2013/03/02

Love & Lust in March

Winter was finally drawing to an end! Branches with new green leaves and flower spikes of Bengal almond (Terminalia catappa) can be seen at Daan Forest Park in Taipei. Hooray! Spring is approaching! Everything comes to life, cherry blossom, caterpillars, bugs, birds! Very soon, butterflies will burst out of the cocoons and fly among the flowers!

The weekly movie and dinner gathering resumed Saturday, March 2nd. The movie theme of the month is Love and Lust. Eight movies are suggested by Instructor and Movie Critic Mr. Hung Guang-yuan. Fanny was the first in the line. Mr. Hung was thrilled to share with the precious DVD in his collection. With the daring theme, we attracted a full house of people, mainly young women!

Fanny (1961) directed Joshua Logan was adapted from Marseilles Trilogy by Marcel Pagnol, the original six-hour French-language trilogy—Marius (1931), Fanny (1932) and Cesar (1936). Logan's Fanny earned Oscar nominations for best picture, actor (Charles Boyer), cinematography and music in 1961.

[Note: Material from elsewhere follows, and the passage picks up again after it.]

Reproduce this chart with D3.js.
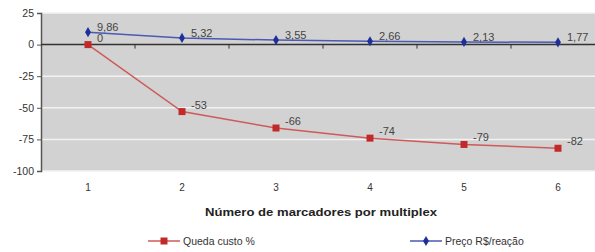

The movie is full of positive energy. All characters speak English with French accents. They are sweet to wish the best for others. When Fanny found her pregnancy with Marius the night before he sailed to the sea. Fanny married Panisse, a wealthy merchant who had never been able to have children and was happy to have a "seven-month baby."

How can we blame a young man with a dream, to long for the sea, to see the world? Between an exciting life at sea, and a boring life with the childhood sweetheart he loves, Marius (Horst Buchholz) was torn on the Marseilles waterfront. Likewise, Fanny (Leslie Caron) must choose between keeping the man she loves, and letting him live the life he seems to want in a small and conservative town of Catholic tradition.

I like the movie comment written by John Hartl. Did Fanny do the right thing by helping Marius chase his dream? Knowing how driven he is, was she being selfless or selfish — or a little bit of both? We make so many crucial, life-altering decisions when we're young. Pagnol leaves us with the feeling that there is no "correct" answer to Fanny's dilemma. Marius is so caught up in his romanticized vision of exploring "the isles beneath the winds," yet in the end he finds only "volcanic ash." How could she deny him that discovery?

Fanny 1961 was actually filmed in a harbor town in Rome. It reminded me of  the beautiful beach in Fiumicino when I lived in Rome in June 2013. I ventured to the beach with my landlady. It was a noisy gathering with many Italian families under colorful umbrellas on the white sand. The warm ocean water and the sea breeze made the trip unforgettable!

Talking about Marseilles, I could think of bouillabaisse at first! When I lived in Cannes in June 1995, I ventured to Marseilles several times just for a good bowl of the traditional seafood stew. Then, of course, the Song of Marseilles, the national anthem of France, the French National Convention adopted it as the Republic's anthem in 1795.

PS: It was the first time in my life to see a movie with one third of the translation missing, if not half. There were many lines in "Fanny" lost in translation. On top of that, some lines were mistakenly translated! It reminds me of a lecture equipped with a simultaneous translation. The speaker said one thing, the interpreter said another. It was a total crime, in my opinion, if the interpreter made up the story when he or she missed the gist!